┌─ DATA SECTION

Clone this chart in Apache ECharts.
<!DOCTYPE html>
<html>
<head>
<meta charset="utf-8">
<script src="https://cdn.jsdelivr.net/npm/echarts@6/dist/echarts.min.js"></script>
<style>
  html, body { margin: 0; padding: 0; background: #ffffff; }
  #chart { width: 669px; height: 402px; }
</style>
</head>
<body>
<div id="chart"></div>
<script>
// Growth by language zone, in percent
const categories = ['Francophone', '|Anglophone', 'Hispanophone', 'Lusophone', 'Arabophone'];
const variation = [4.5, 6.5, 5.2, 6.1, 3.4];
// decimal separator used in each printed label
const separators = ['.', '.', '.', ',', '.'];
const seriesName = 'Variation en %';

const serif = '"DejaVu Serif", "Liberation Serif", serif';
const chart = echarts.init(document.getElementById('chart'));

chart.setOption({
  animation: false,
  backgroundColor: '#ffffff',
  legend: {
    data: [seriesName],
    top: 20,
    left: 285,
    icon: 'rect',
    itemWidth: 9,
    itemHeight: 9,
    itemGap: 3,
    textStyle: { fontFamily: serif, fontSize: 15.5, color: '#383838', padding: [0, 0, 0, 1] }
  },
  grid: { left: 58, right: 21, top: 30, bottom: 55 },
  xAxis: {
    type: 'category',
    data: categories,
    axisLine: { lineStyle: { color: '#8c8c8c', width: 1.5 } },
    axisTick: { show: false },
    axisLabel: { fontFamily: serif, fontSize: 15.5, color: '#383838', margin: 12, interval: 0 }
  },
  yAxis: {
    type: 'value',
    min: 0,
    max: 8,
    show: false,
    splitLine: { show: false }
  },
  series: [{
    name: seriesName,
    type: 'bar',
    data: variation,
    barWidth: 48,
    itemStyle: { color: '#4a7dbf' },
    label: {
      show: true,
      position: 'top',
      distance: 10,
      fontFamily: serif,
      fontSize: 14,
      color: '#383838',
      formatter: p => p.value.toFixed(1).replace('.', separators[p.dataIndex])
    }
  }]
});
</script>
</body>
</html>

└─

=== TASK OBJECTIVE ===
Reproduce the listing in full. Keep it exactly as written.

=== ANSWER FOR THE TASK ===
Clone this chart in Apache ECharts.
<!DOCTYPE html>
<html>
<head>
<meta charset="utf-8">
<script src="https://cdn.jsdelivr.net/npm/echarts@6/dist/echarts.min.js"></script>
<style>
  html, body { margin: 0; padding: 0; background: #ffffff; }
  #chart { width: 669px; height: 402px; }
</style>
</head>
<body>
<div id="chart"></div>
<script>
// Growth by language zone, in percent
const categories = ['Francophone', '|Anglophone', 'Hispanophone', 'Lusophone', 'Arabophone'];
const variation = [4.5, 6.5, 5.2, 6.1, 3.4];
// decimal separator used in each printed label
const separators = ['.', '.', '.', ',', '.'];
const seriesName = 'Variation en %';

const serif = '"DejaVu Serif", "Liberation Serif", serif';
const chart = echarts.init(document.getElementById('chart'));

chart.setOption({
  animation: false,
  backgroundColor: '#ffffff',
  legend: {
    data: [seriesName],
    top: 20,
    left: 285,
    icon: 'rect',
    itemWidth: 9,
    itemHeight: 9,
    itemGap: 3,
    textStyle: { fontFamily: serif, fontSize: 15.5, color: '#383838', padding: [0, 0, 0, 1] }
  },
  grid: { left: 58, right: 21, top: 30, bottom: 55 },
  xAxis: {
    type: 'category',
    data: categories,
    axisLine: { lineStyle: { color: '#8c8c8c', width: 1.5 } },
    axisTick: { show: false },
    axisLabel: { fontFamily: serif, fontSize: 15.5, color: '#383838', margin: 12, interval: 0 }
  },
  yAxis: {
    type: 'value',
    min: 0,
    max: 8,
    show: false,
    splitLine: { show: false }
  },
  series: [{
    name: seriesName,
    type: 'bar',
    data: variation,
    barWidth: 48,
    itemStyle: { color: '#4a7dbf' },
    label: {
      show: true,
      position: 'top',
      distance: 10,
      fontFamily: serif,
      fontSize: 14,
      color: '#383838',
      formatter: p => p.value.toFixed(1).replace('.', separators[p.dataIndex])
    }
  }]
});
</script>
</body>
</html>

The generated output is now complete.